Tamerlano, se il ’pasticcio’ è firmato Vivaldi

Al Pavarotti-Freni il gioiello eseguito dall’Accademia Bizantina diretta da Ottavio Dantone: "Per scoprire la modernità del barocco"

Tamerlano, se il ’pasticcio’ è firmato Vivaldi

Tamerlano, se il ’pasticcio’ è firmato Vivaldi

di Stefano Marchetti

Vi innamorerete di questo ’Tamerlano’, della forza e dell’incanto che musiche di quasi 300 anni fa riescono tuttora a donarci. E della capacità di queste arie di superare i secoli, di andare oltre il tempo, in un mondo futuro dove l’oscurità diventi luce, la guerra finisca e ’coronata di gigli e di rose cogli amori ritorni la pace’. Dopo il debutto a Ravenna, stasera alle 20 e domenica 5 alle 15.30 arriva al teatro Comunale Pavarotti Freni ’Il Tamerlano, ovvero la morte di Bajazet’ di Antonio Vivaldi, nel nuovo allestimento affidato all’esperienza dell’Accademia Bizantina diretta da Ottavio Dantone (che la rivista ’Gramophone’ ha premiato come migliore orchestra europea) e alla sorprendente visione registica di Stefano Monti.
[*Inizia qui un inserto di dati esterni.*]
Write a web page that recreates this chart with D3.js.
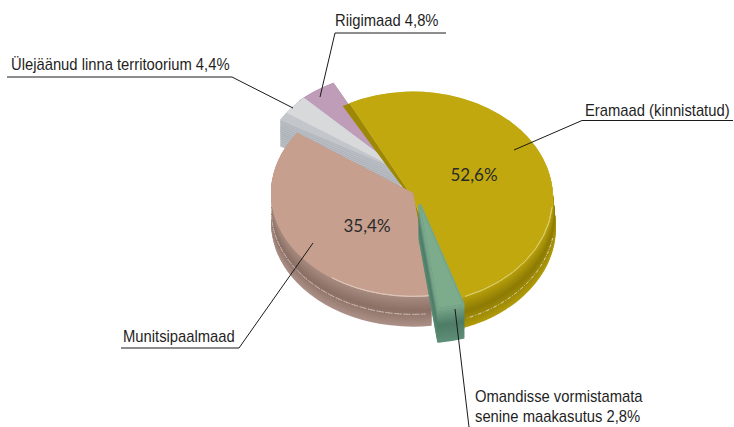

Le voci sono di altissimo livello, i controtenori Filippo Mineccia e Federico Fiorio, il baritono Bruno Taddia, il contralto Delphine Galou, il mezzosoprano Shaked Bar e il soprano Arianna Vendittelli.

’Tamerlano’ è un’opera particolare, un ‘pasticcio’. Antonio Vivaldi, che era un abile imprenditore, aveva invitato vari compositori a scrivere arie e le aveva ‘montate’ ad arte: per questo nella struttura musicale troviamo brani scritti dallo stesso Vivaldi, ma anche da Geminiano Giacomelli o Riccardo Broschi, fratello del celebre Farinelli, stella dell’opera del ‘700. "Qui la parola ‘pasticcio’ non ha una connotazione negativa – spiega il Maestro Dantone –. All’epoca era un espediente per velocizzare la messa in scena e per proporre al pubblico ciò che si sapeva avrebbe ‘funzionato’. Vivaldi viaggiava con un repertorio di ‘arie da baule’, cavalli di battaglia sempre pronti, e a volte erano gli stessi cantanti a indicargli le loro preferenze".

I nostri anni hanno visto una grande riscoperta del barocco, "si è capito che quel linguaggio musicale poteva essere coerente e comprensibile, capace di trasmettere emozioni", aggiunge Ottavio Dantone che ha lavorato a lungo sul ’Tamerlano’, realizzandone anche una pregevole incisione. Poiché nella partitura cinque arie mancavano di musiche (si era conservato solo il testo), rispettando i ‘codici’ usati all’epoca lo stesso Dantone ha individuato alcune arie di compositori che potessero rispettare la metrica e la prosodia originale e le ha integrate. "Mi sono comportato esattamente come faceva Vivaldi", sorride.

Non era facile portare in scena il ’Tamerlano’ e per Stefano Monti è stata davvero una sfida. "Ho cercato di ridare a queste musiche una teatralità visiva", dice il regista. Ogni personaggio, così, ha un ‘doppio’, un alter ego sulla scena, un ballerino della DaCru Dance Company (con le coreografie di Marisa Ragazzo e Omid Ighani) che con le movenze dell’urban fusion diventa come un’ombra del cantante, un’estensione della sua anima. "Il canto incontra la danza e il teatro di figura", spiega Monti, mentre in scena si muove un enorme monolite alla Kubrick che evoca la ‘maraviglia’ delle grandi macchine barocche, si ammirano le scene dipinte da Rinaldo Rinaldi e Maria Grazia Cervetti, e fantastiche videoproiezioni in 3D danno una spazialità futuristica. I costumi evocano atmosfere da fantascienza, di un tempo fuori dal tempo: "Tutto s’incentra sulle passioni, fino alla follia, il sublime si mescola con il terribile, la bellezza con la brutalità – sottolinea Monti –. Che poi altro non sono che la continua oscillazione fra l’alto e il basso della vita". Anche per questo, il barocco si dimostra veramente capace di ‘parlarci’: "È moderno – conclude Dantone – perché lo riconosciamo anche oggi".